Les conséquences du Brexit sont si incertaines qu’au départ,
je ne voulais même pas en parler ici. On ne sait même pas, au fond, si le
Royaume-Uni va vraiment sortir de l’Union européenne, ni, le cas échéant, dans
quelle mesure, ni surtout à quel rythme. En droit anglais, le référendum
n’existe pas vraiment et ne saurait, a
priori, être contraignant ; la démocratie britannique n’est que
représentative. Logiquement, Westminster aurait donc à valider le Brexit. Le
fera-t-il ? Rien n’est moins sûr.
De même, l’Union européenne est impuissante : c’est au
Royaume-Uni d’envoyer la lettre demandant la sortie de l’Union ; tant
qu’il ne le fait pas, aucun processus de sortie n’est seulement enclenché.
David Cameron s’y est d’ores et déjà refusé ; le suivant agira-t-il ?
Et quand ? Et s’il le fait, qu’en sera-t-il du marché commun (le
principal) ? On n’en sait rien. Des formalités pour les voyageurs ?
Idem. Du statut des étudiants ou des travailleurs ? Même topo. Bref, on
nage en plein brouillard (c’est le cas de le dire).
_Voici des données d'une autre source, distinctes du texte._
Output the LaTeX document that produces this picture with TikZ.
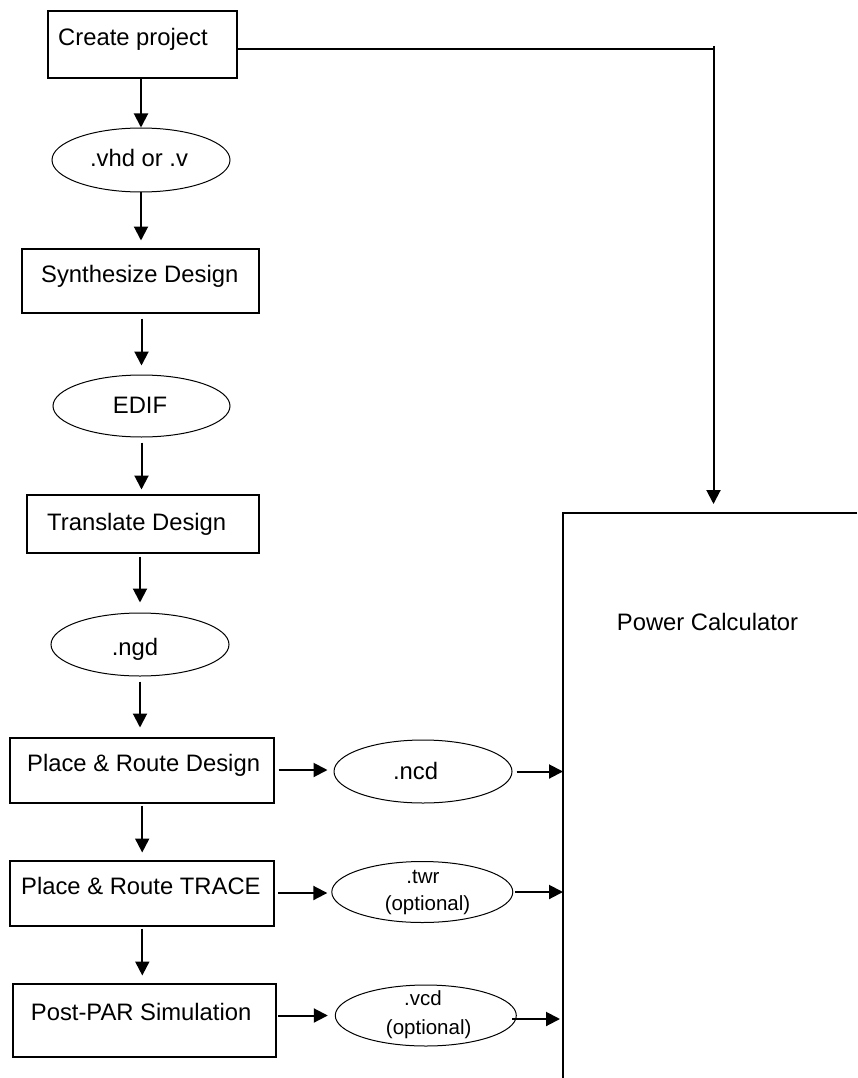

Cette histoire peut encore
prendre des années pour aboutir, si tant est qu’elle aboutisse, et le plus
probable est, au fond, que ça ne change pas grand-chose ni pour les
Britanniques, ni pour les autres ressortissants de l’Union.
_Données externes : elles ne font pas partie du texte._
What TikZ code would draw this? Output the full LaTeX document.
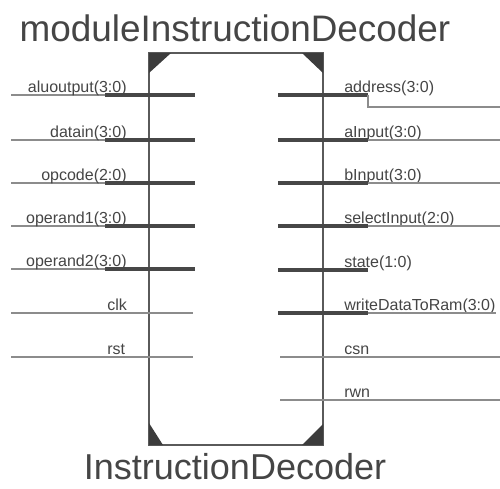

Pas de quoi, donc, fouetter un chat ; pas encore, du
moins. Mais ce qui est intéressant dans cette affaire, ce ne sont pas tant les
événements en eux-mêmes que ce qu’ils révèlent du point de vue de l’évolution
des mentalités.
Évidemment, la première leçon qui vienne à l’esprit, c’est
la défiance des citoyens européens envers les institutions de l’UE :
perçues comme technocratiques, nommées de manière obscure et certainement pas
démocratique, au fonctionnement opaque, éloignées de la vie et des besoins
réels des citoyens de base, soumises aux lobbies industriels et financiers et
aux puissances de l’argent, elles sont complètement décrédibilisées. En
témoigne, sur le sujet, une réelle rupture entre les élites et les citoyens sur
la question européenne. Interrogez les parlements nationaux (toujours composés,
comme on le sait bien, d’une oligarchie locale), ils diront systématiquement
oui à l’Union telle qu’elle va. En revanche, interrogez les peuples, n’importe
quel peuple (les Français, les Irlandais, les Néerlandais, les Britanniques) :
depuis le début des années 2000, ils disent toujours non. Morale : les
élites voient l’UE comme un atout, une force, un avantage ; les peuples la
voient comme une menace, un danger. Mais cela, ce n’est pas nouveau : on
le sait au moins depuis le rejet du traité constitutionnel de 2005.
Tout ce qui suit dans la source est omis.